In practice, organizations frequently deploy both CWPP and CSPM to cover gaps. A CWPP may block suspicious activity within a container, while CSPM helps ensure that new resources are created with secure defaults. Used together, they provide layered protection: preventive controls at the workload level and continuous posture improvements across your cloud environment.
When to prioritize CWPP
If your primary concerns are runtime threats, zero-day exploits, or the security of containerized and serverless workloads, CWPP should be a core component of your security stack. Look for features like threat detection via behavior analytics, runtime memory protection, host-level firewalling, and application-aware controls. In a microservices architecture, CWPP can monitor inter-service communications and alert on unusual patterns that indicate compromise or misbehavior.
For teams adopting DevSecOps, CWPP tools should integrate with CI/CD pipelines and orchestration platforms, enabling policies to travel with code and to monitor workloads consistently from development through production. This helps reduce incident response times and aligns security with software delivery velocity.
When to prioritize CSPM
If your goal is to achieve and maintain a strong security posture across multiple cloud accounts, CSPM is the right emphasis. CSPM excels at continuous configuration assessment, drift detection, and policy enforcement at scale. It can identify insecure storage settings, overly permissive IAM roles, illegal network exposure, and gaps in logging or monitoring. When you operate in a multi-cloud or hybrid environment, CSPM’s ability to provide a unified view of posture across providers becomes particularly valuable.
CSPM also supports compliance readiness. By mapping cloud configurations to standards like SOC 2, PCI DSS, or HIPAA, CSPM helps demonstrate adherence during audits and reduces the risk of non-compliance fines.

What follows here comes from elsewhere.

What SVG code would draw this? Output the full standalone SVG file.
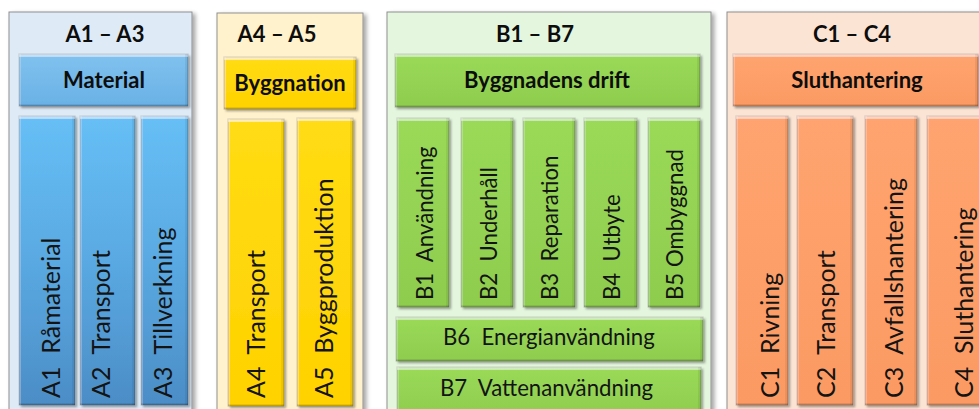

The remediation workflows typically involve changes to cloud resources, access policies, and network configurations.
How to evaluate CWPP and CSPM in practice
When evaluating tools, consider the following criteria:
- Scope and coverage: Ensure the CWPP covers your primary workloads (containers, VMs, serverless) and that the CSPM covers all cloud accounts and providers you use.

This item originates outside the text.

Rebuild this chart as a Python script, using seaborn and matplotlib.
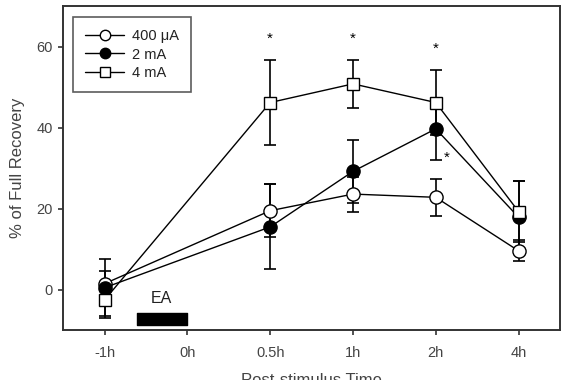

- Detection and prevention capabilities: For CWPP, assess runtime protections and behavioral analytics. For CSPM, assess policy checks, drift detection, and remediation automation.

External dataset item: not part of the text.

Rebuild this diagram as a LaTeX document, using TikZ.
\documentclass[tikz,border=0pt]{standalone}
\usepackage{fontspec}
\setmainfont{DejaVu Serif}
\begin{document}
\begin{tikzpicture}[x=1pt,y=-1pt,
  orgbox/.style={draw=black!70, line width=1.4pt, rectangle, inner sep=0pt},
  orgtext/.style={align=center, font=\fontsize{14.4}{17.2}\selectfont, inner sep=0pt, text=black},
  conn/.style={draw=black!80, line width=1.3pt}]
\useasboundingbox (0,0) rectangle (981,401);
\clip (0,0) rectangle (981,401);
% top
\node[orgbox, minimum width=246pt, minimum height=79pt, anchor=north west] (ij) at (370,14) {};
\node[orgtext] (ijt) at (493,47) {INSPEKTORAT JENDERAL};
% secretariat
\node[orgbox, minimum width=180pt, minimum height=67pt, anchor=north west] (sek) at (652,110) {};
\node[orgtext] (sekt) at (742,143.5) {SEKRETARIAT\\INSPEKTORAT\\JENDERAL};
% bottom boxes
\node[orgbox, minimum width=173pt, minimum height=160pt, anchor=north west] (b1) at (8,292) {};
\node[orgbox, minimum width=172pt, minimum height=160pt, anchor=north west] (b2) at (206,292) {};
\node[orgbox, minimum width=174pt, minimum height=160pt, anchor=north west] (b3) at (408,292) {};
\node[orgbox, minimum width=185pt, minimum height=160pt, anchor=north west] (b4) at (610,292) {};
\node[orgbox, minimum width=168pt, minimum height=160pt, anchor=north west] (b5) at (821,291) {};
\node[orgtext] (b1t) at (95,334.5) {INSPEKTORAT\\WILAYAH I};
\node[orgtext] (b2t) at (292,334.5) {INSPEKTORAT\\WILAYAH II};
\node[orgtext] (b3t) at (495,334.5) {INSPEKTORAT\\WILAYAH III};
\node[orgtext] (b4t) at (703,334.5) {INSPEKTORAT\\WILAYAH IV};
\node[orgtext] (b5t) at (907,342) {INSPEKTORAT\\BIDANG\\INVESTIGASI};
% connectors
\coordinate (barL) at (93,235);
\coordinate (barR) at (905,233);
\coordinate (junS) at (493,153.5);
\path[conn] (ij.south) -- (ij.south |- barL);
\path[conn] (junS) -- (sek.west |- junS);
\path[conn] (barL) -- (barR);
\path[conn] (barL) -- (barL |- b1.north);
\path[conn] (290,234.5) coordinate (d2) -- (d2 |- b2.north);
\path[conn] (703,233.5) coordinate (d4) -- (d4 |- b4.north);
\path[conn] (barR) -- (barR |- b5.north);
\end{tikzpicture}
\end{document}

- Integrations: Look for integrations with your CI/CD pipelines, container registries, orchestration platforms, and security incident response tooling.
- Incident response workflow: Evaluate how each solution surfaces alerts, how easy it is to investigate, and how it integrates with ticketing and SOAR platforms.
- Compliance mapping: If regulatory requirements matter, confirm the CSPM’s ability to map configurations to standards and provide evidence for auditors.
- Scalability and performance: The tools should scale with your cloud footprint without introducing significant overhead or false positives.
Practical deployment strategies
A practical approach is to start with CSPM as the baseline governance layer. Establish secure defaults, eliminate misconfigurations, and implement drift detection across all accounts. This reduces basic exposure and creates a stable foundation for security operations.
Parallel to CSPM, deploy CWPP to protect workloads that run in production. Prioritize services with high exposure, such as internet-facing APIs or data-intensive microservices. Ensure policy enforcement aligns with the organization’s risk tolerance and incident response capabilities.
Over time, align both stacks with common data models and alerting platforms. This enables correlated visibility: for example, a misconfigured storage bucket detected by CSPM paired with an unusual data access pattern flagged by CWPP can trigger a higher-confidence incident response.
Common pitfalls to avoid
Relying on a single tool to cover all bases is a frequent misstep. CSPM and CWPP each address distinct risk surfaces; neglecting either leaves gaps. Another pitfall is over-tuning alerts. Too many false positives erode trust and slow down response times. It helps to start with a handful of high-severity checks and gradually expand coverage as teams mature.
Additionally, consider the human element. Tooling is essential, but without clear ownership, runbooks, and automation, even the best platform may not yield the intended security gains. Regular reviews, training, and cross-functional collaboration between security, platform, and development teams are crucial.
Measuring success
Success with CWPP and CSPM is not only about the number of alerts resolved. It’s about a measurable reduction in risk and faster time-to-remediation. Track metrics such as mean time to detect and respond (MTTD/MTTR), the rate of config drift, the number of critical misconfigurations remediated, and audit readiness scores. A mature approach shows improvements across these indicators over time.
Concluding thoughts
CWPP and CSPM are not competing solutions but complementary layers in a comprehensive cloud security strategy. CWPP guards the integrity of workloads as they run, providing runtime protections and threat detection. CSPM ensures that your cloud environment is configured correctly, compliant, and free from misconfigurations that could lead to breaches.
For most organizations, the most effective path is an integrated approach that combines both capability classes. Start with a solid CSPM baseline to establish a secure posture, then layer CWPP to defend active workloads. Over time, align policy language, telemetry, and automation so both tools speak a common security language and deliver cohesive risk reduction.
About the practical choice
When budgeting for cloud security, consider total cost of ownership, including licensing, deployment time, and operational overhead. Providers often offer bundles that include both CWPP and CSPM modules, which can simplify procurement and maintenance. However, evaluate each feature set in the context of your cloud footprint, regulatory requirements, and team’s capacity to manage and respond to alerts.
In the end, the aim is to achieve stronger protection without slowing innovation. A balanced combination of CWPP and CSPM helps security teams strike that balance by guarding workloads while maintaining a clear, auditable posture for the cloud landscape.